● What is needed:
The material below holds pictures; leave them out and reproduce exactly the lines from the one with "Generate a Python" through the one with "plt.rcParams['font.family'] = ['Lato', 'DejaVu", inclusive.

● Dataset:
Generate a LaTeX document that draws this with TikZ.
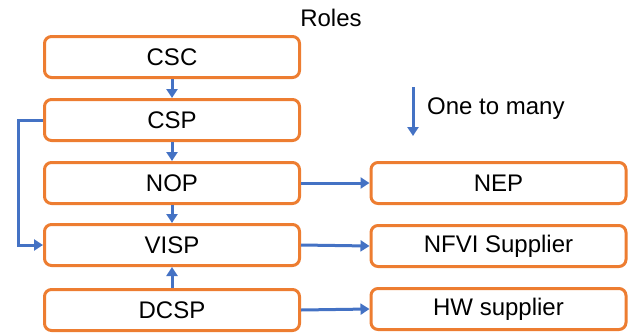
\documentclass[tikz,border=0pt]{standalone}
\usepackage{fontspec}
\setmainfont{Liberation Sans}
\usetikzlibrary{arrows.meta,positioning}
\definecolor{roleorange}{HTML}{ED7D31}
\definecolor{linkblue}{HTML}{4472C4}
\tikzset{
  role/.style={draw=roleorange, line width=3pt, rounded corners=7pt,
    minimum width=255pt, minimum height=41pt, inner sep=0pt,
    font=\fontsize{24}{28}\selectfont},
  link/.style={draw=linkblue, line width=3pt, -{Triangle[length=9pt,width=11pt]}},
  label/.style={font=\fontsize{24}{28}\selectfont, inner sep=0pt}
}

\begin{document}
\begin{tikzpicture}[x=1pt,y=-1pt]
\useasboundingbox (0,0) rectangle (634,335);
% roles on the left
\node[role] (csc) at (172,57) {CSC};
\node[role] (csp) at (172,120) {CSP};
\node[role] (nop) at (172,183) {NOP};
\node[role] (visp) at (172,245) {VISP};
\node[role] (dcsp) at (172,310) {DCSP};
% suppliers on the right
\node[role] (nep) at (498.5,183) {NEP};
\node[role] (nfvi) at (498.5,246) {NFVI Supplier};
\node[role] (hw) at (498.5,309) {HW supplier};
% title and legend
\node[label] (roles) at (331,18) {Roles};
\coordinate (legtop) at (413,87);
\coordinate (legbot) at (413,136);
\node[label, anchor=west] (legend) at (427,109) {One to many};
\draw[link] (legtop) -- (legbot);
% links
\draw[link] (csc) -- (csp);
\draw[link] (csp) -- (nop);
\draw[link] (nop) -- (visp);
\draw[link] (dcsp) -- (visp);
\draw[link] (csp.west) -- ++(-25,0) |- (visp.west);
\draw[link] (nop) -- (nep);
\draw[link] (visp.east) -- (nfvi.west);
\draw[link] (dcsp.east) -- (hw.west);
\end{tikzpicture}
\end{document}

---

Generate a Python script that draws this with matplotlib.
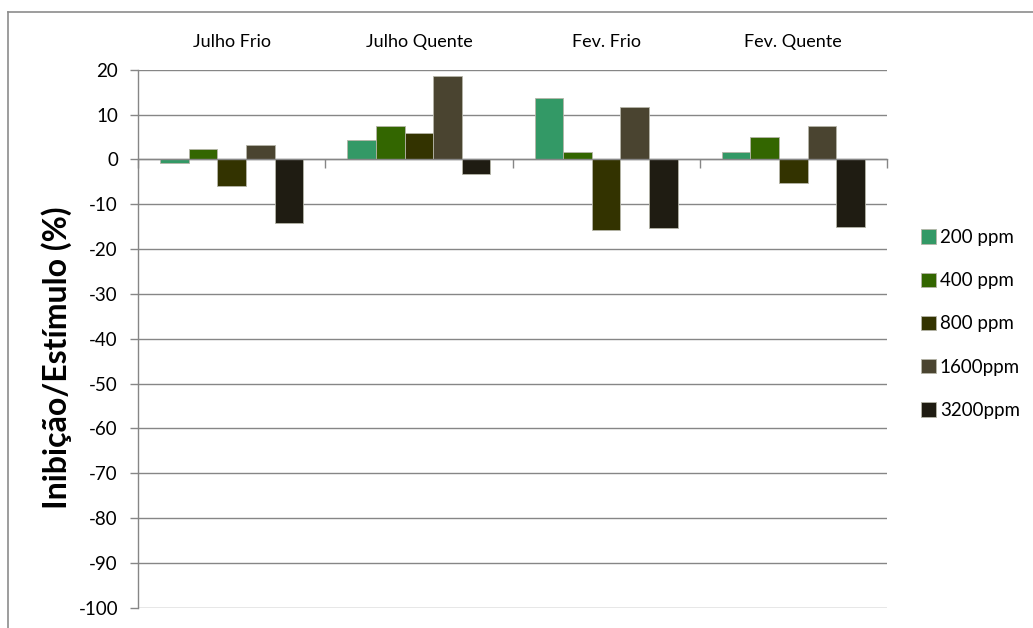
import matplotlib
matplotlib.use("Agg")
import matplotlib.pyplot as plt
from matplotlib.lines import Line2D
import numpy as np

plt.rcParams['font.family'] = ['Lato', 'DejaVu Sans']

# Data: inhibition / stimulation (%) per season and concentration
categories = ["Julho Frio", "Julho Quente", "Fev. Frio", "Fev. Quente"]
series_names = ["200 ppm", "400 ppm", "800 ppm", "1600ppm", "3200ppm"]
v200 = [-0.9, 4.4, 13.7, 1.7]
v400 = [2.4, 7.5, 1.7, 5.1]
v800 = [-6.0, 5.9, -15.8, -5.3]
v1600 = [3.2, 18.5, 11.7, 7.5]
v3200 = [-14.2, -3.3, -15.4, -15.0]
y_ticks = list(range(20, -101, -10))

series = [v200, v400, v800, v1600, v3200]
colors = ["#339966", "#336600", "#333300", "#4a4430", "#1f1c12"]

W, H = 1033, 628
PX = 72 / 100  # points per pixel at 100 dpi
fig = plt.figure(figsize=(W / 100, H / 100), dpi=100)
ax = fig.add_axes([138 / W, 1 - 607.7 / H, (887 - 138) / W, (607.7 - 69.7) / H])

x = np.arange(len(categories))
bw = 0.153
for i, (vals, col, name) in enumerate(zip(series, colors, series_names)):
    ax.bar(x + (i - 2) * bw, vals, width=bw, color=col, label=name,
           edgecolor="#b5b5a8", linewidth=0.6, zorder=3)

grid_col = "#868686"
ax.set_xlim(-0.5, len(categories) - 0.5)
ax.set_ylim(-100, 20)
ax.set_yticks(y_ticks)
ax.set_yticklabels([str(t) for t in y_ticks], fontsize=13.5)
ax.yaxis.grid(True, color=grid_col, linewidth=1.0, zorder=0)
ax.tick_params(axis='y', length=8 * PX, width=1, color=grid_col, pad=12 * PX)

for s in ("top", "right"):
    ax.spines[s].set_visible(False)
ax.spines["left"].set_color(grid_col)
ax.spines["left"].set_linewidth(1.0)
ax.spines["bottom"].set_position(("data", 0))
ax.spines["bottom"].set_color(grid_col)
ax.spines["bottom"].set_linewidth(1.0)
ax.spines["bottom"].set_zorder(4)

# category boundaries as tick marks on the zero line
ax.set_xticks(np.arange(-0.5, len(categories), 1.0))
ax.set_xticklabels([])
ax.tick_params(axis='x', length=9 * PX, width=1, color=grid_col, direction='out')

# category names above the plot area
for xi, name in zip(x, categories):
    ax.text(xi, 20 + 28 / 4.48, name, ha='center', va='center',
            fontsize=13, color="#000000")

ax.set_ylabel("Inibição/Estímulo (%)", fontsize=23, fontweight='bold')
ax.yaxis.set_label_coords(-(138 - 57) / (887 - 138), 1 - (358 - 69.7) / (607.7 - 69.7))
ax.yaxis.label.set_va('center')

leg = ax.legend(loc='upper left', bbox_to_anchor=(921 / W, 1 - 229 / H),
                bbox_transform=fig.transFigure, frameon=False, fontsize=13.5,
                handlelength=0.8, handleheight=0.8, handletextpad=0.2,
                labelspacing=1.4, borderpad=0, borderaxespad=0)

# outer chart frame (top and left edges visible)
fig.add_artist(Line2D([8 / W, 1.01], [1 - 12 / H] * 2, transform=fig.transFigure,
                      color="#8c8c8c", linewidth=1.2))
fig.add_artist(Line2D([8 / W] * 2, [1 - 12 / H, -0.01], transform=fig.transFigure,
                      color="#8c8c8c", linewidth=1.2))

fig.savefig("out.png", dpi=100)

● Finished exercise:
Generate a Python script that draws this with matplotlib.
import matplotlib
matplotlib.use("Agg")
import matplotlib.pyplot as plt
from matplotlib.lines import Line2D
import numpy as np

plt.rcParams['font.family'] = ['Lato', 'DejaVu Sans']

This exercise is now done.